USCIB and several members were on the ground in Geneva the week of October 7 for the World Trade Organization (WTO) Public Forum. The Forum included a plethora of panels on critical issues of concern to business including digital trade, services, the moratorium in customs duties on electric transmissions (Moratorium), the ongoing e-commerce negotiations, and WTO reform, including issues surrounding the Appellate Body (AB).
In addition to participating in the active forum agenda, USCIB’s Senior Vice President Rob Mulligan and Senior Director Eva Hampl held side-meetings with WTO leadership, such as Deputy Director-General Alan Wolff, Director, Council and TNC Division Victor do Prado, Director, Information and External Relations Division Keith Rockwell and Counselor, Telecom, ICT & E-commerce, Trade in Services and Investment Division Lee Tuthill. Mulligan and Hampl also met with Ambassadors Dennis Shea, Stephen deBoer, and Junichi Ihara from the United States, Canada, and Japan, respectively. Finally, USCIB engaged with international business groups, including Confederation of British Industry (CBI), Ibec (Irish Business), Canadian Chamber of Commerce, ICC UK, and Confederation of Danish Industry (DI).
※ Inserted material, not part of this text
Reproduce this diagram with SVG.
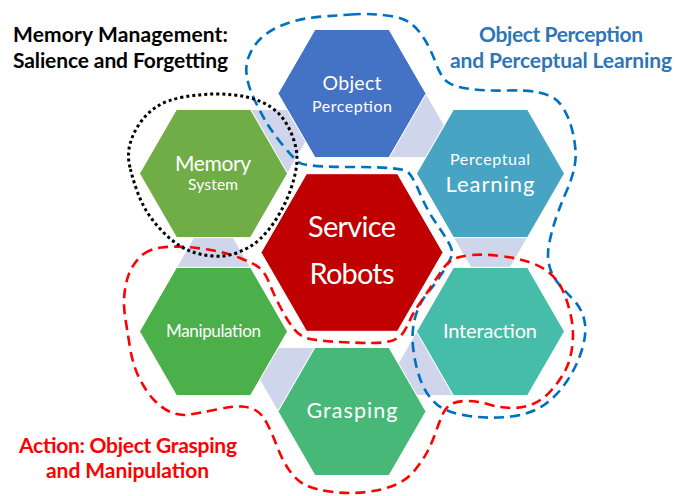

“Across the board, everybody is closely paying attention to the E-Commerce negotiations,” said Mulligan. “There is a general positive attitude regarding the negotiations, but also a recognition that the tough issues like data flows and localization policies are still to come. Accordingly, it is not likely that an agreement will be ready by the Ministerial Council meeting in June 2020 (MC12).”
According to Mulligan, on the issue of the Moratorium, there continue to be opponents to extending the agreement, but most WTO members support at a minimum extending it to MC12 once it runs out in December of this year. To push back against the opposing forces, several studies are being developed. Among these, the OECD is also developing a paper on the Moratorium, which is likely to be released very soon.
WTO reform domin ated the discussion, often targeted at the U.S. pushing for meaningful updates on issues like subsidies, transparency, and notifications. The U.S. position on the Appellate Body, however, continues to be controversial and there is some nervousness about what will happen to the dispute resolution arm of the WTO once the terms of two of the three remaining AB members run out at the end of the year. On the other hand, there are some who believe pragmatism will take over and the value of the institution and the important work being done on the other reforms will not be impacted.
USCIB also co-hosted a breakfast with the International Chamber of Commerce (ICC). Speakers at the breakfast included The Right Honorable Liz Truss MP, secretary of state for International Trade in the UK, who spoke on the importance of the multilateral trading system; Ambassador Sunanta Kangvalkulkij from Thailand, who provided an update in the General Council discussions; Ambassador David Walker from New Zealand, who provided an update on the AB, and Ambassador Frances Lisson from Australia, who spoke about the JSI on E-Commerce; and WTO Director General Roberto Azevedo, who spoke to the current state of play of WTO Reform.
To wrap up the busy week in Geneva, USCIB co-hosted a business reception with several other business associations, to underline the importance of a business relationship with the WTO. Invitees include member companies and associations, country delegates, and WTO staff.